The Atlanta Journal-Constitution
Paris plans security lift for Eiffel Tower
Upgrades reflect fear the landmark is a terrorism target.
PARIS — The iron lady, as the French affectionately call the Eiffel Tower, is getting a security upgrade.
Paris officials said on Thursday that the city planned to make the landmark safer by extending the security perimeter at its base to include two small public gardens on its eastern and western sides, and by building walls on the northern and southern edges.
As a major tourist destination that has endured several deadly terrorist attacks in recent years, Paris wants to ensure that the millions of visitors who come here every year feel not only welcome but also safe as they tour the city’s crowded attractions. After the project was announced, local authorities rushed to ease worries that the tower would soon become a “bunker.”
The newspaper Le Parisien, which first reported the project, said Thursday that the head of the company that manages the Eiffel Tower had told city councilors the plan was to build a “bulletproof fence” made of glass. The height of that fence, according to the newspaper, would be about 8 feet.
Several city councilors told the newspaper they worried about the tower becoming a “fortress,” and one of them, Yves Pozzo di Borgo, later posted on Twitter: “The Eiffel Tower, new bunker.”

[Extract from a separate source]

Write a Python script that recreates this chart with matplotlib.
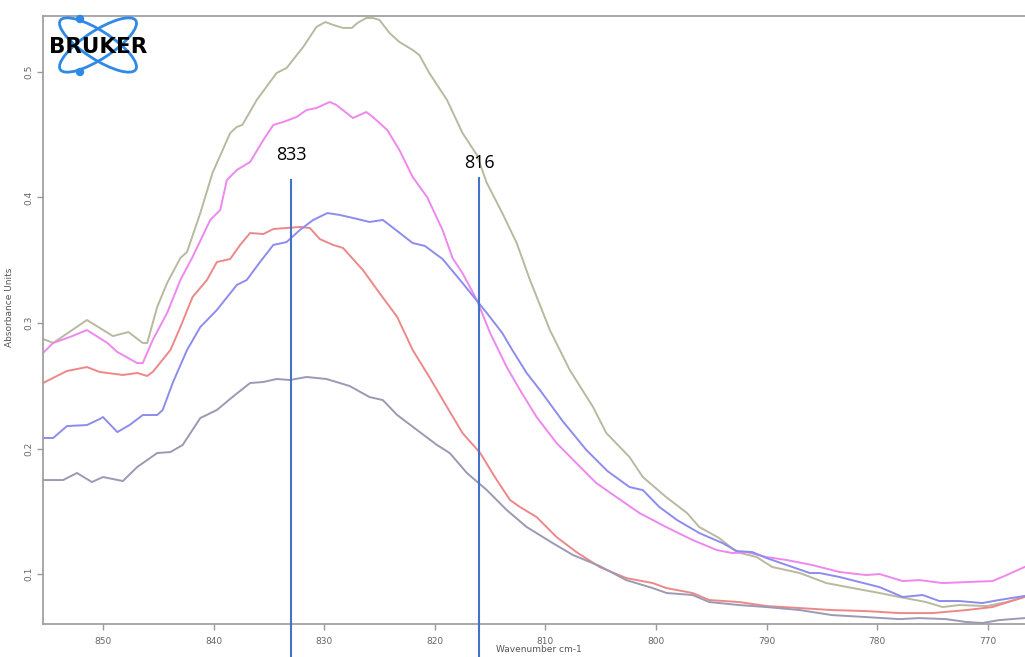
import matplotlib
matplotlib.use("Agg")
import matplotlib.pyplot as plt
from matplotlib.patches import Ellipse, Circle

# ---- spectra (wavenumber cm-1, absorbance) ----
wn_olive = [855.42, 854.5, 851.45, 849.1, 847.7, 846.4, 846.0, 845.1, 844.2, 843.0, 842.4, 841.2,
            840.1, 838.5, 837.9, 837.4, 836.1, 834.3, 833.4, 831.9, 830.7, 829.9, 829.2, 828.3,
            827.5, 827.0, 826.2, 825.6, 825.0, 824.1, 823.2, 822.0, 821.4, 820.5, 818.9, 817.5,
            816.2, 815.3, 813.9, 812.6, 811.4, 809.6, 807.8, 805.7, 804.5, 802.4, 801.2, 799.1,
            797.2, 796.1, 794.3, 792.7, 790.9, 789.5, 787.0, 784.6, 782.2, 779.8, 778.0, 775.6,
            774.1, 772.6, 770.1, 768.3, 766.7]
abs_olive = [0.2873, 0.2841, 0.3024, 0.2896, 0.2928, 0.2841, 0.2841, 0.3127, 0.3319, 0.3518, 0.3566, 0.3876,
             0.4195, 0.4514, 0.4562, 0.4578, 0.4777, 0.4992, 0.5032, 0.5199, 0.5359, 0.5398, 0.5375, 0.5351,
             0.5351, 0.5390, 0.5430, 0.5430, 0.5414, 0.5311, 0.5239, 0.5175, 0.5135, 0.4992, 0.4777, 0.4514,
             0.4339, 0.4116, 0.3876, 0.3637, 0.3343, 0.2944, 0.2625, 0.2331, 0.2124, 0.1932, 0.1773, 0.1614,
             0.1486, 0.1375, 0.1287, 0.1175, 0.1135, 0.1056, 0.1008, 0.0928, 0.0888, 0.0849, 0.0817, 0.0777,
             0.0737, 0.0753, 0.0745, 0.0777, 0.0817]

wn_violet = [855.42, 854.5, 853.0, 851.45, 849.6, 848.7, 846.9, 846.4, 845.5, 844.2, 843.0, 841.9,
             840.3, 839.4, 838.8, 837.9, 836.7, 835.5, 834.6, 833.7, 832.5, 831.6, 830.7, 829.5,
             828.9, 827.4, 826.2, 825.6, 824.3, 823.2, 822.0, 820.7, 819.3, 818.4, 817.5, 816.2,
             815.0, 813.5, 812.3, 810.8, 809.0, 807.2, 805.4, 803.6, 801.5, 799.1, 796.7, 794.5,
             793.1, 791.8, 790.0, 788.2, 785.9, 783.4, 781.0, 779.8, 777.7, 776.2, 774.1, 771.95,
             769.6, 768.3, 766.7]
abs_violet = [0.2761, 0.2841, 0.2888, 0.2944, 0.2841, 0.2769, 0.2681, 0.2681, 0.2865, 0.3080, 0.3343, 0.3526,
              0.3821, 0.3900, 0.4139, 0.4219, 0.4283, 0.4458, 0.4578, 0.4602, 0.4641, 0.4697, 0.4713, 0.4761,
              0.4737, 0.4633, 0.4681, 0.4641, 0.4538, 0.4378, 0.4163, 0.4004, 0.3741, 0.3518, 0.3398, 0.3183,
              0.2920, 0.2649, 0.2466, 0.2251, 0.2044, 0.1884, 0.1725, 0.1614, 0.1486, 0.1375, 0.1271, 0.1191,
              0.1167, 0.1175, 0.1135, 0.1112, 0.1072, 0.1016, 0.0992, 0.1000, 0.0944, 0.0952, 0.0928, 0.0936,
              0.0944, 0.0992, 0.1056]

wn_red = [855.42, 853.25, 851.45, 850.3, 848.2, 846.9, 846.0, 845.5, 843.9, 843.0, 841.9, 840.6,
          839.7, 838.5, 837.6, 836.7, 835.5, 834.6, 833.4, 832.2, 831.3, 830.4, 829.2, 828.3,
          826.5, 825.0, 823.4, 822.0, 820.5, 818.9, 817.5, 815.9, 814.4, 813.2, 812.3, 810.8,
          809.0, 807.2, 805.1, 802.7, 800.3, 799.05, 796.7, 795.2, 792.5, 790.0, 787.0, 784.1,
          781.0, 778.0, 775.0, 771.95, 769.6, 766.7]
abs_red = [0.2522, 0.2618, 0.2649, 0.2610, 0.2586, 0.2602, 0.2578, 0.2610, 0.2785, 0.2968, 0.3207, 0.3343,
           0.3486, 0.3510, 0.3622, 0.3717, 0.3709, 0.3749, 0.3757, 0.3765, 0.3757, 0.3669, 0.3622, 0.3598,
           0.3422, 0.3239, 0.3048, 0.2785, 0.2570, 0.2331, 0.2124, 0.1964, 0.1749, 0.1590, 0.1534, 0.1454,
           0.1295, 0.1175, 0.1056, 0.0968, 0.0928, 0.0888, 0.0849, 0.0793, 0.0777, 0.0745, 0.0729, 0.0713,
           0.0705, 0.0689, 0.0689, 0.0713, 0.0737, 0.0817]

wn_blue = [855.42, 854.5, 853.25, 851.45, 850.3, 850.0, 848.7, 847.6, 846.4, 845.1, 844.6, 843.7,
           842.4, 841.2, 839.7, 837.9, 837.0, 835.8, 834.6, 833.4, 832.2, 831.0, 829.7, 828.6,
           827.4, 825.9, 824.7, 823.4, 822.0, 820.9, 819.3, 817.5, 815.3, 813.9, 813.0, 811.7,
           810.5, 808.45, 806.3, 804.4, 802.4, 801.2, 799.7, 798.1, 796.1, 794.0, 792.7, 791.3,
           790.0, 788.2, 786.1, 785.2, 783.4, 781.6, 779.8, 777.7, 775.9, 774.4, 772.6, 770.5,
           769.0, 766.7]
abs_blue = [0.2084, 0.2084, 0.2179, 0.2187, 0.2235, 0.2251, 0.2131, 0.2187, 0.2267, 0.2267, 0.2307, 0.2522,
            0.2785, 0.2968, 0.3104, 0.3303, 0.3343, 0.3486, 0.3622, 0.3645, 0.3741, 0.3821, 0.3876, 0.3861,
            0.3837, 0.3805, 0.3821, 0.3733, 0.3637, 0.3614, 0.3510, 0.3319, 0.3080, 0.2920, 0.2785, 0.2602,
            0.2466, 0.2219, 0.1988, 0.1821, 0.1693, 0.1669, 0.1534, 0.1430, 0.1327, 0.1247, 0.1183, 0.1175,
            0.1127, 0.1072, 0.1008, 0.1008, 0.0976, 0.0936, 0.0896, 0.0817, 0.0833, 0.0785, 0.0785, 0.0769,
            0.0793, 0.0825]

wn_grey = [855.42, 853.6, 852.35, 851.0, 850.0, 848.2, 846.9, 845.1, 843.9, 842.8, 841.2, 839.7,
           838.3, 836.7, 835.5, 834.3, 833.1, 831.6, 829.8, 828.6, 827.7, 825.9, 824.7, 823.4,
           821.6, 819.8, 818.65, 817.1, 815.3, 813.5, 811.7, 809.35, 807.5, 805.1, 802.7, 800.3,
           799.05, 796.7, 795.2, 792.5, 790.0, 787.0, 784.1, 781.0, 778.0, 776.2, 773.8, 771.95,
           770.5, 769.0, 766.7]
abs_grey = [0.1749, 0.1749, 0.1805, 0.1733, 0.1773, 0.1741, 0.1853, 0.1964, 0.1972, 0.2028, 0.2243, 0.2307,
            0.2410, 0.2522, 0.2530, 0.2554, 0.2546, 0.2570, 0.2554, 0.2522, 0.2498, 0.2410, 0.2386, 0.2267,
            0.2147, 0.2028, 0.1964, 0.1805, 0.1669, 0.1510, 0.1375, 0.1247, 0.1151, 0.1064, 0.0952, 0.0888,
            0.0849, 0.0833, 0.0777, 0.0753, 0.0737, 0.0713, 0.0673, 0.0657, 0.0641, 0.0649, 0.0641, 0.0618,
            0.0610, 0.0633, 0.0649]

x_ticks = [850, 840, 830, 820, 810, 800, 790, 780, 770]
y_ticks = [0.1, 0.2, 0.3, 0.4, 0.5]
marker_bands = [833, 816]

W, H = 1025, 657
fig = plt.figure(figsize=(W / 100, H / 100), dpi=100)
ax = fig.add_axes([43 / W, (H - 624) / H, (W - 43) / W, 608 / H])

series = [
    (wn_olive, abs_olive, "#b9b9a0"),
    (wn_violet, abs_violet, "#ee88ee"),
    (wn_red, abs_red, "#ee8888"),
    (wn_blue, abs_blue, "#8c8cee"),
    (wn_grey, abs_grey, "#9a9ab4"),
]
for wn, ab, col in series:
    ax.plot(wn, ab, color=col, lw=1.4, solid_joinstyle="round")

ax.set_xlim(855.42, 766.65)
ax.set_ylim(0.0602, 0.5446)

axis_grey = "#9a9a9a"
for side in ("left", "bottom", "top"):
    ax.spines[side].set_color(axis_grey)
    ax.spines[side].set_linewidth(1.2)
ax.spines["right"].set_visible(False)

ax.set_xticks(x_ticks)
ax.set_xticklabels([str(t) for t in x_ticks])
ax.set_yticks(y_ticks)
ax.set_yticklabels([f"{t:.1f}" for t in y_ticks], rotation=90, va="center")
ax.tick_params(axis="both", colors=axis_grey, labelcolor="#666666", labelsize=6.5,
               length=4, width=1.0, direction="out")
ax.tick_params(axis="x", pad=5)
ax.tick_params(axis="y", pad=3)

ax.set_xlabel("Wavenumber cm-1", fontsize=6.5, color="#555555")
ax.xaxis.set_label_coords((539 - 43) / (W - 43), -(645 - 624) / 608)
ax.set_ylabel("Absorbance Units", fontsize=6.5, color="#555555")
ax.yaxis.set_label_coords(-(43 - 14) / (W - 43), (624 - 307) / 608)

# band markers with labels
band_color = "#4472c4"
line_top = {833: 0.414, 816: 0.4155}
label_y = {833: 0.4339, 816: 0.4275}
for band in marker_bands:
    ax.plot([band, band], [line_top[band], 0.0347], color=band_color, lw=1.5,
            clip_on=False, zorder=5)
    ax.text(band, label_y[band], str(band), ha="center", va="center",
            fontsize=13, family="Open Sans", color="black", zorder=6)

# logo
lg = fig.add_axes([0, 0, 1, 1], zorder=10)
lg.set_xlim(0, W)
lg.set_ylim(H, 0)
lg.axis("off")
logo_blue = "#2e8ae6"
for ang in (33, -33):
    lg.add_patch(Ellipse((98, 45), 90, 28, angle=ang, fill=False,
                         edgecolor=logo_blue, lw=2.0))
for cy in (19, 72):
    lg.add_patch(Circle((80, cy), 3.5, color=logo_blue))
lg.text(98, 47, "BRUKER", ha="center", va="center", fontsize=15.5,
        fontweight="heavy", family="DejaVu Sans", color="black")

fig.savefig("out.png", dpi=100)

But Jean-Francois Martins, the deputy mayor in charge of tourism, said the city was only tweaking existing security measures, and that it was too early to say what the enclosure would be made of.
“It could be glass, it could also be wrought iron,” he said, adding that the walls would not block views of the tower, which was built for the 1889 World’s Fair and attracts 6 million tourists every year.
Security checks would be moved to the garden entrances on each side, but visitors would still be able to reach the tower’s base for free, he said.
French authorities say the Eiffel Tower, arguably the capital’s most iconic landmark, is a major target for terrorist attacks. After the November 2015 attacks in and around Paris that killed 130 people, officials closed the tower for two days.
During the European soccer tournament last year, the city buffed up security around the Eiffel Tower.
The city said the enclosure was part of a wider set of renovations at the Eiffel Tower that will cost $320 million across 15 years. They include a paint job, elevator renovations and the replacement of thousands of flashing bulbs that make the tower sparkle every hour on the hour.